Give only a count of the lines that include the string "React".

'''

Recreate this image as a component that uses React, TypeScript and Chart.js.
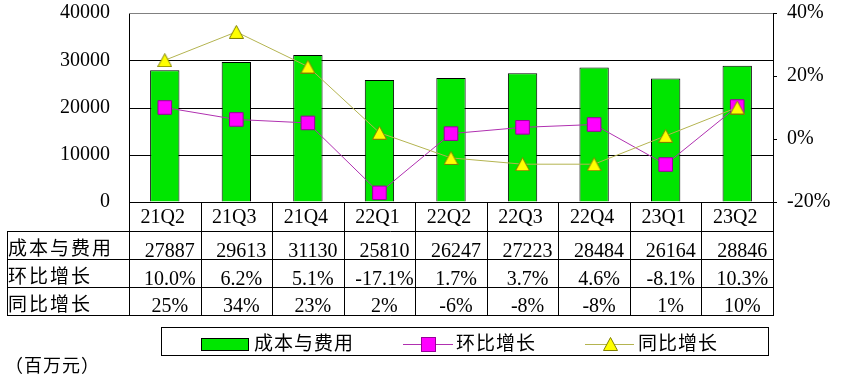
import React, { useEffect, useRef } from "react";
import { Chart, registerables } from "chart.js";

Chart.register(...registerables);

const categories = ["21Q2", "21Q3", "21Q4", "22Q1", "22Q2", "22Q3", "22Q4", "23Q1", "23Q2"];
const costValues = [27887, 29613, 31130, 25810, 26247, 27223, 28484, 26164, 28846];
const qoqValues = [10.0, 6.2, 5.1, -17.1, 1.7, 3.7, 4.6, -8.1, 10.3];
const yoyValues = [25, 34, 23, 2, -6, -8, -8, 1, 10];
const seriesNames = ["成本与费用", "环比增长", "同比增长"];
const costLabels = costValues.map((v) => String(v));
const qoqLabels = qoqValues.map((v) => v.toFixed(1) + "%");
const yoyLabels = yoyValues.map((v) => v + "%");
const unitLabel = "（百万元）";
const leftMin = 0;
const leftMax = 40000;
const leftStep = 10000;
const rightMin = -20;
const rightMax = 40;
const rightStep = 20;

const NUM_FONT = "'Liberation Serif', 'DejaVu Serif', serif";
const CJK_FONT = "'Noto Sans CJK SC', sans-serif";

function makeTriangle(): HTMLCanvasElement {
  const c = document.createElement("canvas");
  c.width = 15;
  c.height = 14;
  const g = c.getContext("2d")!;
  g.beginPath();
  g.moveTo(7.5, 0.5);
  g.lineTo(14.5, 13.5);
  g.lineTo(0.5, 13.5);
  g.closePath();
  g.fillStyle = "#FFFF00";
  g.fill();
  g.strokeStyle = "#808000";
  g.lineWidth = 1;
  g.stroke();
  return c;
}

export default function App() {
  const ref = useRef<HTMLCanvasElement | null>(null);

  useEffect(() => {
    document.body.style.margin = "0";
    const canvas = ref.current!;
    const tri = makeTriangle();

    const tablePlugin = {
      id: "dataTable",
      beforeDatasetsDraw(chart: any) {
        const { ctx, chartArea } = chart;
        const ys = chart.scales.y;
        ctx.save();
        ctx.lineWidth = 1;
        for (let v = leftMin; v <= leftMax; v += leftStep) {
          const y = Math.round(ys.getPixelForValue(v)) + 0.5;
          ctx.strokeStyle = v === leftMax ? "#808080" : "#000";
          ctx.beginPath();
          ctx.moveTo(chartArea.left, y);
          ctx.lineTo(chartArea.right, y);
          ctx.stroke();
        }
        ctx.restore();
      },
      afterDraw(chart: any) {
        const { ctx, chartArea } = chart;
        const n = categories.length;
        const left = chartArea.left;
        const right = chartArea.right;
        const colW = (right - left) / n;
        const top = chartArea.bottom;
        const tableLeft = 7;
        const rowB = [top + 29, top + 57, top + 85, top + 113];
        ctx.save();
        ctx.strokeStyle = "#000";
        ctx.lineWidth = 1;
        ctx.beginPath();
        for (let r = 0; r < rowB.length; r++) {
          const y = Math.round(rowB[r]) + 0.5;
          ctx.moveTo(tableLeft, y);
          ctx.lineTo(right + 0.5, y);
        }
        ctx.moveTo(tableLeft + 0.5, rowB[0]);
        ctx.lineTo(tableLeft + 0.5, rowB[3] + 1);
        for (let i = 0; i <= n; i++) {
          const x = Math.round(left + i * colW) + 0.5;
          ctx.moveTo(x, top);
          ctx.lineTo(x, rowB[3] + 1);
        }
        ctx.stroke();

        ctx.fillStyle = "#000";
        ctx.textBaseline = "alphabetic";
        ctx.textAlign = "center";
        ctx.font = "20px " + NUM_FONT;
        const rows = [costLabels, qoqLabels, yoyLabels];
        const baselines = [rowB[1] - 2, rowB[2] - 2, rowB[3] - 3];
        for (let i = 0; i < n; i++) {
          const cx = left + (i + 0.5) * colW;
          ctx.fillText(categories[i], cx - 2, rowB[0] - 8);
          for (let r = 0; r < 3; r++) {
            ctx.fillText(rows[r][i], cx + 5, baselines[r]);
          }
        }
        ctx.textAlign = "left";
        ctx.font = "19px " + CJK_FONT;
        (ctx as any).letterSpacing = "2px";
        ctx.fillText(seriesNames[0], 8, rowB[1] - 4);
        ctx.fillText(seriesNames[1], 8, rowB[2] - 4);
        ctx.fillText(seriesNames[2], 8, rowB[3] - 4);

        // legend
        (ctx as any).letterSpacing = "1px";
        ctx.strokeRect(161.5, 327.5, 607, 28);
        ctx.fillStyle = "#00E600";
        ctx.fillRect(201, 338, 48, 13);
        ctx.strokeRect(201.5, 338.5, 47, 12);
        ctx.fillStyle = "#000";
        ctx.font = "19px " + CJK_FONT;
        ctx.fillText(seriesNames[0], 254, 350);
        ctx.fillText(seriesNames[1], 456, 350);
        ctx.fillText(seriesNames[2], 638, 350);

        ctx.strokeStyle = "#B030B0";
        ctx.beginPath();
        ctx.moveTo(403, 344.5);
        ctx.lineTo(453, 344.5);
        ctx.stroke();
        ctx.fillStyle = "#FF00FF";
        ctx.fillRect(422, 338, 13, 13);
        ctx.strokeStyle = "#990099";
        ctx.strokeRect(421.5, 337.5, 14, 14);

        ctx.strokeStyle = "#B4B450";
        ctx.beginPath();
        ctx.moveTo(585, 344.5);
        ctx.lineTo(634, 344.5);
        ctx.stroke();
        ctx.drawImage(tri, 603, 337);

        ctx.fillStyle = "#000";
        ctx.font = "18px " + CJK_FONT;
        (ctx as any).letterSpacing = "1px";
        ctx.fillText(unitLabel, 5, 372);
        ctx.restore();
      },
    };

    const chart = new Chart(canvas, {
      type: "bar",
      data: {
        labels: categories,
        datasets: [
          {
            type: "bar",
            label: seriesNames[0],
            data: costValues,
            backgroundColor: "#00E600",
            borderColor: "#000",
            borderWidth: 1,
            yAxisID: "y",
            categoryPercentage: 1,
            barPercentage: 0.41,
            order: 3,
          } as any,
          {
            type: "line",
            label: seriesNames[1],
            data: qoqValues,
            borderColor: "#B030B0",
            borderWidth: 1,
            pointStyle: "rect",
            pointRadius: 9.6,
            pointBackgroundColor: "#FF00FF",
            pointBorderColor: "#990099",
            pointBorderWidth: 1,
            yAxisID: "y1",
            tension: 0,
            clip: false,
            order: 2,
          } as any,
          {
            type: "line",
            label: seriesNames[2],
            data: yoyValues,
            borderColor: "#B4B450",
            borderWidth: 1,
            pointStyle: tri,
            pointRadius: 8,
            yAxisID: "y1",
            tension: 0,
            clip: false,
            order: 1,
          } as any,
        ],
      },
      options: {
        responsive: false,
        animation: false,
        devicePixelRatio: 1,
        layout: { autoPadding: false, padding: { top: 13, bottom: 186, left: 0, right: 0 } },
        plugins: { legend: { display: false }, tooltip: { enabled: false } },
        scales: {
          x: { display: false, offset: true },
          y: {
            position: "left",
            min: leftMin,
            max: leftMax,
            ticks: {
              stepSize: leftStep,
              color: "#000",
              padding: 19,
              font: { family: NUM_FONT, size: 20 },
              callback: (v: any) => String(v),
            },
            grid: {
              drawTicks: false,
              drawOnChartArea: false,
            },
            border: { display: true, color: "#000" },
            afterFit: (s: any) => {
              s.width = 129;
              s.paddingTop = 0;
              s.paddingBottom = 0;
            },
          },
          y1: {
            position: "right",
            min: rightMin,
            max: rightMax,
            ticks: {
              stepSize: rightStep,
              color: "#000",
              padding: 10,
              font: { family: NUM_FONT, size: 20 },
              callback: (v: any) => v + "%",
            },
            grid: {
              drawOnChartArea: false,
              drawTicks: true,
              tickLength: 4,
              tickColor: "#000",
            },
            border: { display: true, color: "#000" },
            afterFit: (s: any) => {
              s.width = 75;
              s.paddingTop = 0;
              s.paddingBottom = 0;
            },
          },
        },
      },
      plugins: [tablePlugin],
    });
    return () => chart.destroy();
  }, []);

  return (
    <div style={{ width: 848, height: 388, background: "#fff" }}>
      <canvas ref={ref} width={848} height={388} style={{ display: "block" }} />
    </div>
  );
}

'''

> [WRITTEN RESPONSE] 2